English Literature
Course summary
Unit 1: Literary Genres The aim of this unit is to introduce candidates to aspects of the genre of Tragedy. Texts have been selected and grouped together to enable students to understand the roots of the literary genre as well as how the genre has developed. Students study three texts: Shakespeare’s play ‘Othello’, Miller’s play ‘Death of a Salesman’ and a selection of the poetry of Keats. Unit 2: Texts and Genres This unit introduces candidates to the more modern genre of crime writing and texts wherein a transgressive act is the driving narrative force. This genre, which is heavily influenced by culture and society, is continually evolving and allows students to analyze and interpret more modern texts as well as older texts in new and interesting ways. Students study a broad range of transgressive fiction to deepen their appreciation of genre nuances, as well as three set texts: one post-2000 prose text (Kate Atkinson’s ‘When Will There Be Good News?’), Coleridge’s narrative poem ‘The Rime of the Ancient Mariner’, and Agatha Christie’s novel, ‘The Murder of Roger Ackroyd’. Unit 3: Theory and Independence This unit is designed to allow students to read widely and develop their skills as critical, crafted writers of extended essays.
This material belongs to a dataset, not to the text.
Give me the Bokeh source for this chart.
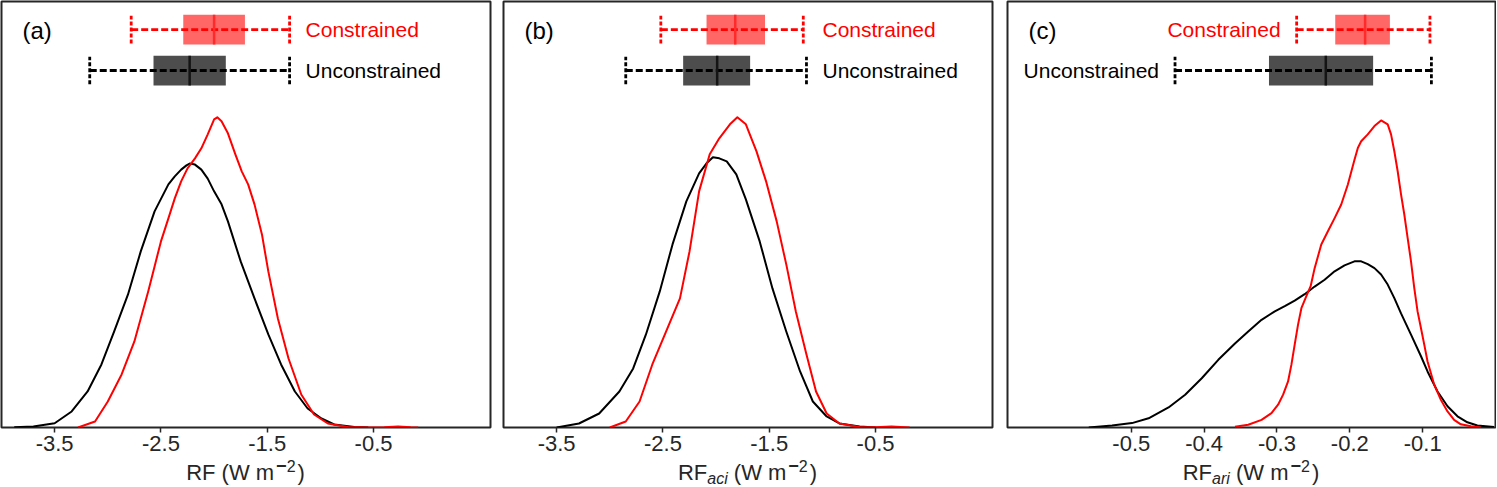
from bokeh.plotting import figure
from bokeh.models import Range1d, FixedTicker, Label, Div
from bokeh.layouts import row, column
from bokeh.embed import file_html
from bokeh.resources import INLINE

# ---------------- data ----------------
# panel (a): total RF
a_unc_x = [-3.88, -3.70, -3.50, -3.34, -3.19, -3.06, -2.94, -2.81, -2.69, -2.56, -2.43, -2.37,
           -2.31, -2.26, -2.23, -2.18, -2.12, -2.06, -2.00, -1.93, -1.87, -1.75, -1.62, -1.49,
           -1.37, -1.24, -1.12, -0.99, -0.87, -0.68, -0.55]
a_unc_y = [0.001, 0.004, 0.017, 0.064, 0.144, 0.252, 0.384, 0.532, 0.704, 0.864, 0.972, 1.004,
           1.031, 1.048, 1.055, 1.051, 1.031, 0.995, 0.944, 0.892, 0.824, 0.664, 0.516, 0.372,
           0.252, 0.144, 0.076, 0.036, 0.012, 0.002, 0.000]
a_con_x = [-3.28, -3.12, -3.00, -2.87, -2.75, -2.62, -2.56, -2.50, -2.43, -2.37, -2.31, -2.25,
           -2.18, -2.12, -2.06, -2.00, -1.97, -1.93, -1.87, -1.80, -1.74, -1.68, -1.62, -1.55,
           -1.49, -1.40, -1.30, -1.18, -1.06, -0.93, -0.74, -0.55, -0.40, -0.27, -0.15, -0.08]
a_con_y = [0.000, 0.024, 0.104, 0.212, 0.344, 0.544, 0.644, 0.744, 0.836, 0.916, 0.984, 1.036,
           1.076, 1.116, 1.172, 1.232, 1.240, 1.224, 1.176, 1.092, 1.024, 0.972, 0.892, 0.772,
           0.624, 0.436, 0.276, 0.132, 0.052, 0.016, 0.002, 0.000, 0.001, 0.004, 0.001, 0.000]

# panel (b): RF aci
b_unc_x = [-3.50, -3.29, -3.10, -2.91, -2.78, -2.66, -2.53, -2.41, -2.28, -2.16, -2.09, -2.03,
           -1.97, -1.90, -1.81, -1.72, -1.59, -1.47, -1.34, -1.21, -1.09, -0.96, -0.84, -0.65, -0.50]
b_unc_y = [0.000, 0.016, 0.056, 0.144, 0.236, 0.372, 0.544, 0.732, 0.904, 1.016, 1.056, 1.080,
           1.076, 1.064, 1.012, 0.912, 0.744, 0.556, 0.384, 0.224, 0.104, 0.044, 0.016, 0.004, 0.000]
b_con_x = [-3.00, -2.85, -2.72, -2.60, -2.47, -2.34, -2.25, -2.16, -2.06, -1.97, -1.87, -1.80,
           -1.72, -1.62, -1.53, -1.43, -1.34, -1.25, -1.15, -1.06, -0.96, -0.84, -0.65, -0.50,
           -0.35, -0.18]
b_con_y = [0.000, 0.024, 0.104, 0.252, 0.384, 0.516, 0.704, 0.944, 1.092, 1.156, 1.212, 1.240,
           1.212, 1.104, 0.984, 0.824, 0.652, 0.464, 0.292, 0.144, 0.056, 0.016, 0.002, 0.001,
           0.004, 0.000]

# panel (c): RF ari
c_unc_x = [-0.5584, -0.5264, -0.4991, -0.4763, -0.4489, -0.4261, -0.4033, -0.3806, -0.3577,
           -0.3395, -0.3212, -0.3030, -0.2893, -0.2757, -0.2620, -0.2483, -0.2346, -0.2209,
           -0.2073, -0.1936, -0.1844, -0.1754, -0.1662, -0.1571, -0.1480, -0.1389, -0.1297,
           -0.1160, -0.1023, -0.0933, -0.0796, -0.0659, -0.0522, -0.0386, -0.0249, -0.0021]
c_unc_y = [0.00, 0.05, 0.11, 0.23, 0.50, 0.82, 1.23, 1.69, 2.10, 2.40, 2.69, 2.90, 3.03, 3.17,
           3.33, 3.52, 3.69, 3.90, 4.05, 4.15, 4.15, 4.08, 3.98, 3.82, 3.57, 3.23, 2.85, 2.32,
           1.78, 1.40, 0.90, 0.53, 0.28, 0.13, 0.05, 0.01]
c_con_x = [-0.3577, -0.3395, -0.3212, -0.3076, -0.2985, -0.2916, -0.2848, -0.2802, -0.2757,
           -0.2711, -0.2665, -0.2597, -0.2538, -0.2483, -0.2392, -0.2301, -0.2209, -0.2118,
           -0.2027, -0.1936, -0.1890, -0.1844, -0.1754, -0.1662, -0.1571, -0.1480, -0.1434,
           -0.1389, -0.1343, -0.1297, -0.1252, -0.1206, -0.1160, -0.1115, -0.1070, -0.1023,
           -0.0978, -0.0933, -0.0841, -0.0750, -0.0659, -0.0568, -0.0476, -0.0339, -0.0202]
c_con_y = [0.02, 0.07, 0.19, 0.36, 0.57, 0.82, 1.15, 1.57, 2.07, 2.57, 2.98, 3.28, 3.53, 3.98,
           4.57, 4.90, 5.23, 5.57, 6.07, 6.69, 6.98, 7.15, 7.32, 7.53, 7.67, 7.57, 7.32, 6.90,
           6.40, 5.82, 5.32, 4.73, 4.15, 3.48, 2.90, 2.48, 2.07, 1.65, 1.07, 0.69, 0.40, 0.19,
           0.08, 0.03, 0.00]

# box-plot statistics: [whisker_low, q1, median, q3, whisker_high]
a_con_stats = [-2.78, -2.29, -2.00, -1.71, -1.29]
a_unc_stats = [-3.17, -2.57, -2.23, -1.89, -1.29]
b_con_stats = [-2.52, -2.09, -1.82, -1.54, -1.18]
b_unc_stats = [-2.85, -2.31, -1.99, -1.68, -1.15]
c_con_stats = [-0.273, -0.220, -0.179, -0.145, -0.090]
c_unc_stats = [-0.440, -0.311, -0.233, -0.168, -0.088]

ab_ticks = [-3.5, -2.5, -1.5, -0.5]
ab_tick_labels = ["-3.5", "-2.5", "-1.5", "-0.5"]
c_ticks = [-0.5, -0.4, -0.3, -0.2, -0.1]
c_tick_labels = ["-0.5", "-0.4", "-0.3", "-0.2", "-0.1"]

panel_tags = ["(a)", "(b)", "(c)"]
series_names = ["Constrained", "Unconstrained"]
subscripts = ["", "aci", "ari"]

# ---------------- styling ----------------
FONT = "Liberation Sans"
FS = "21px"
FRAME_H = 426
DARK = "#262626"
RED = "#ff0000"


def make_panel(tag, xr, ticks, tick_labels, ymax, con_x, con_y, unc_x, unc_y,
               con_stats, unc_stats, labels_left, fw, bl, br):
    p = figure(frame_width=fw, frame_height=FRAME_H,
               x_range=Range1d(*xr), y_range=Range1d(0, ymax),
               output_backend="svg", toolbar_location=None, y_axis_location=None,
               min_border_left=bl, min_border_right=br, min_border_top=1,
               min_border_bottom=36, margin=0)
    p.outline_line_color = DARK
    p.outline_line_width = 2
    p.grid.visible = False
    p.background_fill_color = "white"
    p.border_fill_color = "white"

    ax = p.xaxis[0]
    ax.ticker = FixedTicker(ticks=ticks)
    ax.major_label_overrides = {t: l for t, l in zip(ticks, tick_labels)}
    ax.axis_line_color = None
    ax.major_tick_line_color = DARK
    ax.major_tick_line_width = 1.5
    ax.major_tick_out = 5
    ax.major_tick_in = 0
    ax.minor_tick_line_color = None
    ax.major_label_text_font = FONT
    ax.major_label_text_font_size = "22px"
    ax.major_label_text_color = DARK
    ax.major_label_standoff = 3

    # density curves
    p.line(unc_x, unc_y, line_color="black", line_width=2, line_join="round")
    p.line(con_x, con_y, line_color=RED, line_width=2, line_join="round")

    # box plots near the top
    hh = ymax * 0.0349
    ch = ymax * 0.0325
    rows = [
        (con_stats, ymax * (1 - 0.0658), "#ff6666", RED, "#ff2b2b", RED, series_names[0]),
        (unc_stats, ymax * (1 - 0.162), "#4d4d4d", "black", "#141414", "black", series_names[1]),
    ]
    for st, yc, fill, wcol, mcol, tcol, name in rows:
        lo, q1, med, q3, hi = st
        p.quad(left=[q1], right=[q3], bottom=[yc - hh], top=[yc + hh],
               fill_color=fill, line_color=None)
        p.segment(x0=[lo], x1=[hi], y0=[yc], y1=[yc], line_color=wcol,
                  line_width=2.8, line_dash="7 3")
        p.segment(x0=[lo, hi], x1=[lo, hi], y0=[yc - ch] * 2, y1=[yc + ch] * 2,
                  line_color=wcol, line_width=2.8, line_dash="4 2")
        p.segment(x0=[med], x1=[med], y0=[yc - hh], y1=[yc + hh], line_color=mcol,
                  line_width=2.5)
        if labels_left:
            p.add_layout(Label(x=lo, y=yc, x_offset=-16, text=name, text_align="right",
                               text_baseline="middle", text_font=FONT,
                               text_font_size=FS, text_color=tcol))
        else:
            xm = max(con_stats[4], unc_stats[4])
            p.add_layout(Label(x=xm, y=yc, x_offset=16, text=name, text_align="left",
                               text_baseline="middle", text_font=FONT,
                               text_font_size=FS, text_color=tcol))

    # panel tag
    p.add_layout(Label(x=xr[0], y=ymax * (1 - 0.0658), x_offset=21, y_offset=-1, text=tag,
                       text_align="left", text_baseline="middle", text_font=FONT,
                       text_font_size="24px", text_color="black"))
    return p


def label_div(sub, fw, bl, br):
    s = "RF"
    if sub:
        s += ('<span style="font-size:16px;font-style:italic;position:relative;top:4px">'
              f'{sub}</span>')
    s += (' (W m<span style="position:relative;top:-8px;margin-left:2px;margin-right:2px">'
          '<span style="font-size:18px;font-weight:bold">\u2212</span>'
          '<span style="font-size:16px">2</span></span>)')
    w = bl + fw + br
    html = (f'<div style="width:{w}px;box-sizing:border-box;padding-left:{bl}px;'
            f'padding-right:{br}px;text-align:center;font-family:\'Liberation Sans\';'
            f'font-size:22px;line-height:20px;color:{DARK};white-space:nowrap">{s}</div>')
    return Div(text=html, width=w, height=23, margin=0)


geo = [(489, 1, 7), (489, 6, 7), (488, 8, 1)]

pa = make_panel(panel_tags[0], (-4.0, 0.6), ab_ticks, ab_tick_labels, 1.703,
                a_con_x, a_con_y, a_unc_x, a_unc_y, a_con_stats, a_unc_stats, False, *geo[0])
pb = make_panel(panel_tags[1], (-4.0, 0.6), ab_ticks, ab_tick_labels, 1.703,
                b_con_x, b_con_y, b_unc_x, b_unc_y, b_con_stats, b_unc_stats, False, *geo[1])
pc = make_panel(panel_tags[2], (-0.67, 0.0), c_ticks, c_tick_labels, 10.64,
                c_con_x, c_con_y, c_unc_x, c_unc_y, c_con_stats, c_unc_stats, True, *geo[2])

cols = [column(p, label_div(sub, *g), spacing=0, margin=0)
        for p, sub, g in zip([pa, pb, pc], subscripts, geo)]
layout = row(*cols, spacing=0, margin=0)
open("out.html", "w").write(file_html(layout, INLINE, title="RF distributions"))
Students are guided in the choice of their own academically challenging texts and coached in the understanding that the contemporary study of Literature needs to be informed by the fact that different theoretical and critical methods can be applied to the subject. Students write about two different literary texts (one poetry text and one prose) through their choice of critical perspectives such as Marxism, Feminism, Literary Value, Post Colonialism, and Ecocriticism.